Title: Auditory-Visual Speech Perception and Language Acquisition: Developmental and Cross-Language Influences

Date: Wednesday 24 February, 2-3 pm 

Venue: AS4/02-08 (Psychology Department Meeting Room) 

Abstract:

Infants’ universal perception of the speech sounds of the world’s languages becomes tuned to their specific language environment over four functionally adaptive stages – phonetic, phonemic, semantic, and orthographic, in which re-organisation and new modes of representing speech are cumulatively added. Using this framework, some studies of auditory speech perception development will be presented ahead of research on auditory-visual speech perception and language development will both over age, and across languages.
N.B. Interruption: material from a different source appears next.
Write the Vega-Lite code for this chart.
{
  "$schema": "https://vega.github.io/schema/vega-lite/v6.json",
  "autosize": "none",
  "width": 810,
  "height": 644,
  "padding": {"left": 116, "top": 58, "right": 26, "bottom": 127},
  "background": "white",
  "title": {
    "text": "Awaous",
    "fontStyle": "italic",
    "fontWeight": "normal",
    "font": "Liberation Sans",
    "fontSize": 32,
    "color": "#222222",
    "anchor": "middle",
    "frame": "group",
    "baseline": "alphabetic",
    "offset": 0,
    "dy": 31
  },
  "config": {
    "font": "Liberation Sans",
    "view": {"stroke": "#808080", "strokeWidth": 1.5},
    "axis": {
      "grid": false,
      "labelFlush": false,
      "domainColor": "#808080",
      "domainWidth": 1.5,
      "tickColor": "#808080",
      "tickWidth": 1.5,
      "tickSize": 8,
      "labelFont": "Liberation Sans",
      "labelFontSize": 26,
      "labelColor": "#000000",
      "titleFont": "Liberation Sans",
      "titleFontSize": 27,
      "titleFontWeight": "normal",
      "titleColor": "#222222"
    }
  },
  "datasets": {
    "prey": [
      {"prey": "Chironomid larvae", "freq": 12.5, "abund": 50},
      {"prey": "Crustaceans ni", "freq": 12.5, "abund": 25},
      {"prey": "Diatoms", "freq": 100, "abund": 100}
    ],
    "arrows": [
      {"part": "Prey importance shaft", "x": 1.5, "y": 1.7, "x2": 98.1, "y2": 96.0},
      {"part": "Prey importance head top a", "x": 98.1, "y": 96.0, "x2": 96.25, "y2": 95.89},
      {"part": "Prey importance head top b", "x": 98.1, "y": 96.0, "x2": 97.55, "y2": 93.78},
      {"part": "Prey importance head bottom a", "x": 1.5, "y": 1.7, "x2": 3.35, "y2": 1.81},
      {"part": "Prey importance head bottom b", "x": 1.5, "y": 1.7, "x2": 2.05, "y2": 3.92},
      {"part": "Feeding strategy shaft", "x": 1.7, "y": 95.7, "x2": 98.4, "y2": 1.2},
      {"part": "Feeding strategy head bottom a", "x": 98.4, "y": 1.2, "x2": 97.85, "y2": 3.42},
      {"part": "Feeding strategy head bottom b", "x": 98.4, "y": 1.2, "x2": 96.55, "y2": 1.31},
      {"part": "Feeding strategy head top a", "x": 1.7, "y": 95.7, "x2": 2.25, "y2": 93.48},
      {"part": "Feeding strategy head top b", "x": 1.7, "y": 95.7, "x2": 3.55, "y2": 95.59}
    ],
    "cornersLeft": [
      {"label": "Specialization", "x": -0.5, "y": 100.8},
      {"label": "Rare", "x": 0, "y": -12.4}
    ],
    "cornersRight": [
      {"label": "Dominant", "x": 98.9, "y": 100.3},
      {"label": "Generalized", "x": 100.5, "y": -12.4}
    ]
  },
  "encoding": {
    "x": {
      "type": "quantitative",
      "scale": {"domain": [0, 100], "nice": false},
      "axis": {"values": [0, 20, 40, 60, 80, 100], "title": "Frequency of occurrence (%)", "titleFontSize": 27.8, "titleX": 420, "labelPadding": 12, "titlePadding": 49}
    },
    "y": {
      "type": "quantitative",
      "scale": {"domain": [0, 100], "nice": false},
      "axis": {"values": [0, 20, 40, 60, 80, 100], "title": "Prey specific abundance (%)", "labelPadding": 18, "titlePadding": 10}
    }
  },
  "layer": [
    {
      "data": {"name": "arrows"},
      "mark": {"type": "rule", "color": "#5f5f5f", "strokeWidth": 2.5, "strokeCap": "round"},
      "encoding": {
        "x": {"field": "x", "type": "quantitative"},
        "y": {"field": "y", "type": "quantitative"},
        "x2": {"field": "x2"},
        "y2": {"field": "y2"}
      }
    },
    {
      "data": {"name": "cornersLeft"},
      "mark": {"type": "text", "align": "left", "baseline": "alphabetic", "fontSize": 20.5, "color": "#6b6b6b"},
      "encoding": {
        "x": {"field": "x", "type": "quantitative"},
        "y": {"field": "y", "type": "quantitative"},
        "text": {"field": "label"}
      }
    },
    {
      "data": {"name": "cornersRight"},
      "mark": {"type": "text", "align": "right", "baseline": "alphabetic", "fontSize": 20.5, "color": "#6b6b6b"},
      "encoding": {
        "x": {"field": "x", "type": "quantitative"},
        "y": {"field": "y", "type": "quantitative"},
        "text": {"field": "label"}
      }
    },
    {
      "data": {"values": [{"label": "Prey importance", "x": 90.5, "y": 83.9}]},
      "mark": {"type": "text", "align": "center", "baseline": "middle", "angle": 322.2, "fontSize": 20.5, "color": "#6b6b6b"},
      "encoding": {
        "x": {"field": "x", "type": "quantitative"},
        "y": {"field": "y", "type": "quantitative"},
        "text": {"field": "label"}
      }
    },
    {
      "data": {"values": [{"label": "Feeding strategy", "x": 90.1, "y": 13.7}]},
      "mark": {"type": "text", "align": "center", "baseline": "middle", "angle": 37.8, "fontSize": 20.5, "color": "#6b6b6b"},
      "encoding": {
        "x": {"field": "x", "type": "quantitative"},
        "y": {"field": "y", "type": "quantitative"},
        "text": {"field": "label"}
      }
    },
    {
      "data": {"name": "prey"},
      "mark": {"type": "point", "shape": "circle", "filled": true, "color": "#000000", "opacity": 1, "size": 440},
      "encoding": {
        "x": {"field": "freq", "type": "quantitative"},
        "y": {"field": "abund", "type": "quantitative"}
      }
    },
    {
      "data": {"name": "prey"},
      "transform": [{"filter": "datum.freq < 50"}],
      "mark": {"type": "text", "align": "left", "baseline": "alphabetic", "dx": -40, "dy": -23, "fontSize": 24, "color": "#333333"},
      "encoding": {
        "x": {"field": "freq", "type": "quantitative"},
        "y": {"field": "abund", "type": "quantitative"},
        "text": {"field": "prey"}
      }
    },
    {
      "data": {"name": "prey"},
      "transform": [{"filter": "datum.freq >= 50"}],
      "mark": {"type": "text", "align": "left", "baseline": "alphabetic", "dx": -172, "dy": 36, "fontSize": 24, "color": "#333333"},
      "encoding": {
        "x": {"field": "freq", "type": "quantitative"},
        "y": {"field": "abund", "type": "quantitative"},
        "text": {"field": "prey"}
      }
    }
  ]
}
The talk will conclude by considering critical impetuses for quantal developments in auditory-visual speech perception – the nature and role of infant-directed speech to the infant in different contexts and language environments, the nature of the surrounding spoken and the written language environment, and what might happen in children at risk for dyslexia. 

About the Speaker:

 During PhD in Psychology and a junior faculty position at Monash (1975-1981), then later in Psychology at the University of NSW (1981-1999) Denis researched infant perceptual development, and from the mid-80s and throughout the 90s he also embraced cross-disciplinary research of speech perception as a precursor to later language development, working with developmental psychologists, linguists, experimental phoneticians, engineers and speech scientists. Following his appointment as inaugural Director of MARCS at the University of Western Sydney in 1999 (until 2014), his research focus on experiential and inherited influences in speech and language development continued to develop in – infant speech perception; infant speech input – infant-directed speech and other special speech registers, infant-, pet-, foreigner-, computer-, and lover-directed speech; cross-language studies with some emphasis on tone and pitch-accented languages, and lexical tone perception and production, and relations with other language and music skills; auditory-visual speech perception; hearing impairment – captions for the hearing impaired, and speech perception development in and speech input to infants with hearing aids and cochlear implants; speech-music interactions; human-machine interaction; speech corpus studies; and the role of infants’ early perceptual experience and expertise in literacy development.